Complementary Feature Representations
Four directional edges are extracted from an input image by pixel-by-pixel scanning the entire image with 5×5-pixel size kernel filters to generate four edge flag maps ( Fig.  1(a) ). A 64×64-pixel recognition window is divided into 16 bins and the edge flag count in each bin of 64×64-pixel edge flag maps constitutes a single element of a 64-dimension feature vector. In PPED, bins are formed parallel to the edge orientation ( Fig. 1(b) ), and in APED each edge flag map is divided into 4×4 square bins ( Fig. 1(c) ). They are complementary to each other in the following sense. PPED is well representing the overall shape of an object and not very sensitive to entire image distortion, while APED is well representing the spatial relationship among constituent parts of an object and distinctive to the difference in shapes indifferent to local variations. Robust image recognition was demonstrated using both PPED and APED concurrently [4] . To recognize multiple objects in a scene, we must pixel-bypixel scan the entire edge flag maps with the 64×64-pixel recognition window and generate both PPED and APED vectors at every pixel site. Such computation is extremely expensive, but very smartly implemented in a digital architecture in this work. Fig. 2 (a) illustrates efficient calculation of 45-degree PPED vector elements, where the 64×64-pixel recognition window was replaced by a 4×4-pixel recognition window for simplicity of explanation. By repeating the add-and-shift operation four times as shown in Fig. 2(a) , a PPED vector is generated. The next PPED vector for the window one-pixel shifted down is easily obtained by adding edge flag bits in the new coming-in row and subtracting those in the goingout row, to and from the previous vector data left in the PEs, respectively.
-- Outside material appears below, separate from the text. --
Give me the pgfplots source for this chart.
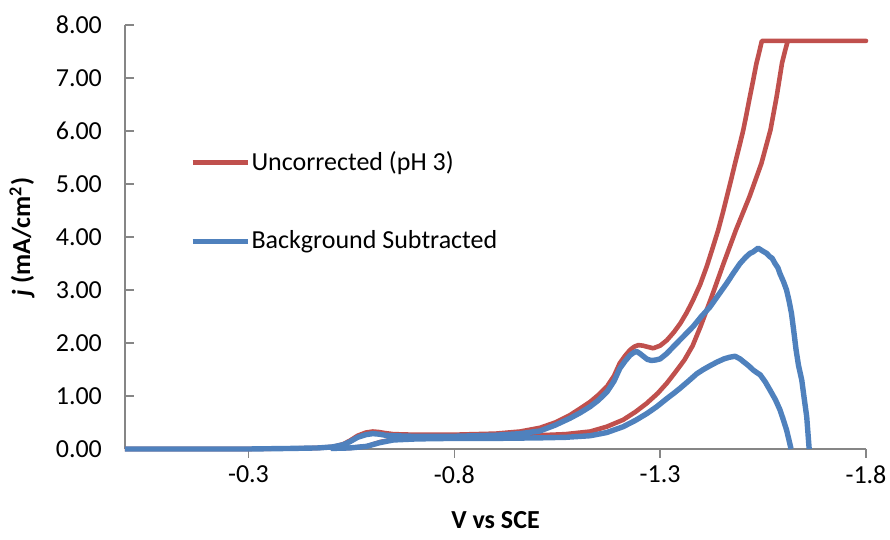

For the 64×64-pixel recognition window, 64-
System Architecture Processing Elements

An Efficient Image-Vector-Generation Processor for Edge-Based Complementary Feature Representations
Naoya Yamashita and Tadashi Shibata
Department of Electrical Engineering and Information Systems, the University of Tokyo 7-3-1 Hongo, Bunkyo-ku, Tokyo, 113-8656, Japan Phone: +81-3-5841-6730 E-mail: naoya@if.t.u-tokyo.ac.jp, shibata@ee.t.u-tokyo.ac.jp dimension PPED vectors are efficiently generated in every two clocks. Fig. 2(b) illustrates a simplified explanation for efficient APED vector generation from a 4×4-pixel recognition window. Two neighboring flag bits are added beforehand and then shifted-in to every two PEs (16 neighbors are added and shifted-in to every four PEs in the case of real 64×64 windows). By repeating the process four times, one APED vector is generated. For one pixel down of the recognition window, only the data in the new coming-in row and the going-out row are utilized to generate the next APED vector. For the 64×64-pixel recognition window, 64-dimension APED vectors are efficiently generated in every four clocks. Figs. 3(a, b) show the architecture of 16 SIMD PEs and a single PE. A PE is composed of eight up-and-down counters. Registers in the counters are connected to their neighbors, thus composing a shift register. Control of up/down count and right/left shift is determined depending on edge direction. Execution of up/down count is controlled using edge flags as enable signals.
On-Chip Memory
In order to efficiently store edge flags sent from an external chip and seamlessly transfer them to PEs, a new data read/write scheme is introduced for the on-chip memory. As a result, the memory capacity as well as the overhead time for starting the processing is minimized with much simpler configurations than the previous work [7] . Fig. 4 shows the edge-flag store and read-out scheme in the on-chip memory. At first, edge flags only in the limited area of 64×256 pixels taken from an input edge map are stored in the on-chip SRAM, leaving a single right-most column empty. Overhead time arises only from this stage. Then, 64-bit edge flags are read out from the top row and sent to PEs. At the same time the 64-bit edge flags are filled into the top shift register and a new arriving 1-bit edge flag from the input edge map is inserted to the left and the data are overwritten to the top row. By repeating this process all the way down to the bottom, the SRAM contents are updated to the edge flag data one-column shifted to right. By further repeating this process, all edge flags in the edge map are converted to feature vectors seamlessly at every pixel site.
Measurement results and discussions
In order to verify the concept, a chip was designed in a 0.18-µm CMOS technology and efficient generation of both PPED and APED vectors was demonstrated. Fig. 5(a) shows the chip photomicrograph. Figs. 5(b, c) show the measurement results. The chip operates at 62.5MHz and generates both PPED vectors in every two clocks and APED vectors in every four clocks. Figs. 6(a, b) show comparison of this work with previous works in terms of the frame rate and the energy per frame when scanning VGA images. The chip in this work generates the edge-based two complementary feature representations 13.8 times faster than the previous work [6] and has achieved for the first time to generate these representations at a rate compatible to real time recognition of motion images (> 30fps). The chip in this work consumes energy per frame that is 3.44 times smaller than that of the related work [8] and has achieved low power consumption.